There’s a marvel to the mess within this Beetlejuice legacy sequel. It aims with a familiar arsenal of the macabre and the absurd, with Tim Burton wielding this old material like a shotgun. The splatter would be annoying if it weren’t for Burton’s direction to smear the ensemble of dark hues in some clever ways. It’s a case of stylish horror designs trumping the toppling characters and plotlines, highlighting a classic case of Burton’s brilliance amid his manic direction.
There’s a lot going on in the realms of the living and the dead since we last saw Beetlejuice (Michael Keaton). He’s got his own thing going on in the underworld, with his long-term goal seeking marital passage into the land of the living and his short-term one fighting off his vicious ex-wife, Delores (Monica Bellucci). Meanwhile, in the land of those not yet dead, the Deetz family continues to be a dysfunctional unit. Lydia (Winona Ryder) still has visions of ghosts and has turned it into a career that she’s starting to regret. Her relationship becomes strained with her daughter Astrid (Jenna Ortega) and her romantic relationship to the scheming Rory (Justin Theroux) is a one-sided case of appealing to her trauma. All of them will be given the chance to reconnect when Lydia’s mother Delia (Catherine O’Hara) summons them home for the funeral of her husband.
This movie is a mess, but a remarkably charming mess at that. The script itself is overstuffed with so many plotlines that they never have much time to breathe or develop their own chemistry. Delores, as an example, is treated like a standard femme fatale, more intimidating for the way she floats across the ground and staples her body parts together than anything personality wise. Astrid has a romance with a ghost that has its moments, but it doesn’t even start until the second act as the two speedrun a love-at-first-sight romance over two days. The only character who has one of the more complete arcs is Lydia, but with her mounting issues of grief, trauma, family, and love, she still feels like more of a passenger for Beetlejuice’s wild ride.
But what a ride it is! If the film really wants to dart all over the place, it at least finds the best areas to get lost within. Beetlejuice’s undead operations of an office employing a horde of witch-doctor-cursed peons has its charms, including a chatty skeleton who mans the switchboards. It might seem like an easy joke to frame the underworld’s soul train as the 1970s Soul Train, but Burton leans into the absurdity hard enough to appreciate the energy for the two times this location is visited. There also some solid mileage with the comedic backup of Willem Dafoe as a dead actor masquerading as a ghost detective and Burn Gorman as a reverend who seems to speak exclusively in scripture that confuses everybody around him.

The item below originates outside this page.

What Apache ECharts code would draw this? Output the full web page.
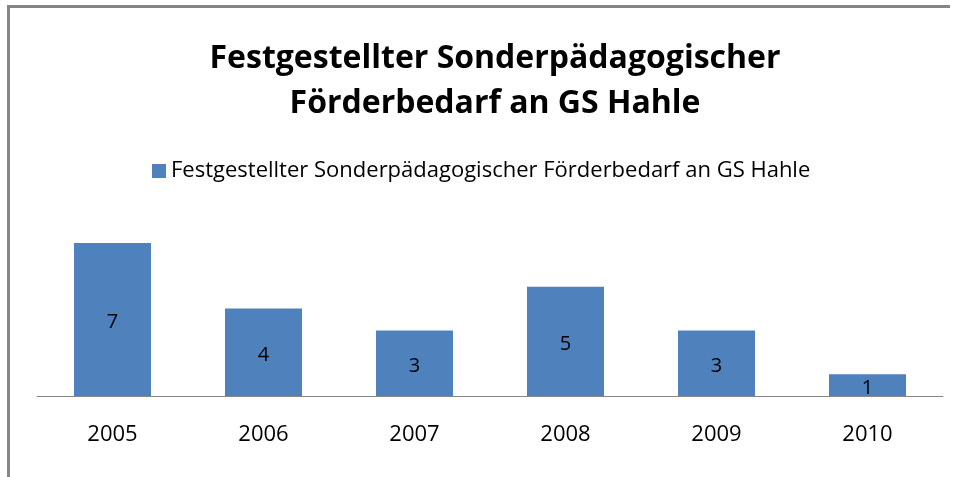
<!DOCTYPE html>
<html>
<head>
<meta charset="utf-8">
<script src="https://cdn.jsdelivr.net/npm/echarts@6/dist/echarts.min.js"></script>
<style>
  html, body { margin: 0; padding: 0; background: #fff; }
  #chart { width: 958px; height: 477px; }
</style>
</head>
<body>
<div id="chart"></div>
<script>
// Daten
const years = ['2005', '2006', '2007', '2008', '2009', '2010']
const counts = [7, 4, 3, 5, 3, 1]
const seriesName = 'Festgestellter Sonderpädagogischer Förderbedarf an GS Hahle'

const chart = echarts.init(document.getElementById('chart'))
const option = {
  animation: false,
  textStyle: { fontFamily: 'Open Sans' },
  title: {
    text: 'Festgestellter Sonderpädagogischer\nFörderbedarf an GS Hahle',
    left: 490,
    textAlign: 'center',
    top: 31,
    textStyle: {
      color: '#000',
      fontSize: 32,
      fontWeight: 'bold',
      lineHeight: 45,
      fontFamily: 'Open Sans'
    }
  },
  legend: {
    top: 155,
    left: 147,
    icon: 'rect',
    itemWidth: 14,
    itemHeight: 14,
    itemGap: 6,
    textStyle: { color: '#000', fontSize: 22, fontFamily: 'Open Sans' },
    data: [seriesName]
  },
  color: ['#4F81BD'],
  grid: {
    left: 37,
    right: 15,
    top: 221,
    bottom: 81
  },
  xAxis: {
    type: 'category',
    data: years,
    axisLine: { lineStyle: { color: '#868686', width: 1 } },
    axisTick: { show: false },
    axisLabel: { color: '#000', fontSize: 22, margin: 28 }
  },
  yAxis: {
    type: 'value',
    min: 0,
    max: 8,
    show: false,
    splitLine: { show: false }
  },
  series: [
    {
      name: seriesName,
      type: 'bar',
      data: counts,
      barWidth: '51%',
      label: {
        show: true,
        position: 'inside',
        offset: [0, 3],
        color: '#000',
        fontSize: 20
      }
    }
  ],
  graphic: [
    {
      type: 'polyline',
      shape: { points: [[8.5, 477], [8.5, 6.5], [950, 6.5]] },
      style: { stroke: '#868686', lineWidth: 3, fill: null }
    }
  ]
}
chart.setOption(option)
</script>
</body>
</html>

All of Burton’s toys feel like they’ve been taken out of storage and given a good dusting. The abundance of practical effects adds to the charm of everything from the mutilated corpses of death’s waiting room to the grotesque demons that shuffle around the hallways. Stop-motion is given some love in both composited sequences with live-action and full-on animated sequences. For as much as the film relies more on licensed music than Elfman’s score, there’s some clever usage of notable tracks beyond the obligatory reprisal of Harry Belafonte’s “Banana Boat.” Beetlejuice’s penchant for forced karaoke sequences still has some amusement for the strange looks he gets while belting out “MacArthur Park” from mouths other than his own. There’s some bloody brilliance to how Beetlejuice still has his gross-out glory, as his first meeting with Lydia in years immediately zooms into scenes of exploding guts and violent babies that chew on flesh. It’s also hard not to love a film with some heartfelt horror nods to Mario Bava, both in style and name.
The star of Beetlejuice is the world and effects, which Burton not only realizes, but leans into with wondrous creativity. While the film isn’t adverse to regurgitating many nostalgic beats, the favoring of old-school effects or old-school line recitations makes for a better film. For as easy as it would seem to forgive the uneven script for the on-point practicalities, it’s a feature too strong to ignore or scoff. Burton’s greatest strengths are in his visual flair for the world of outsiders, an aspect that made the original Beetlejuice iconic. The sequel is aware enough of what works to let the weird wonders of the underworld run the show, where the unfortunate shrunken-head employee Bob gets his special credit, and one returning character seems to be composed entirely of puppets and clay. In the words of the film’s decayed titular character, Burton’s direction ensures that “juice is loose” rather than restrained to his greatest hits.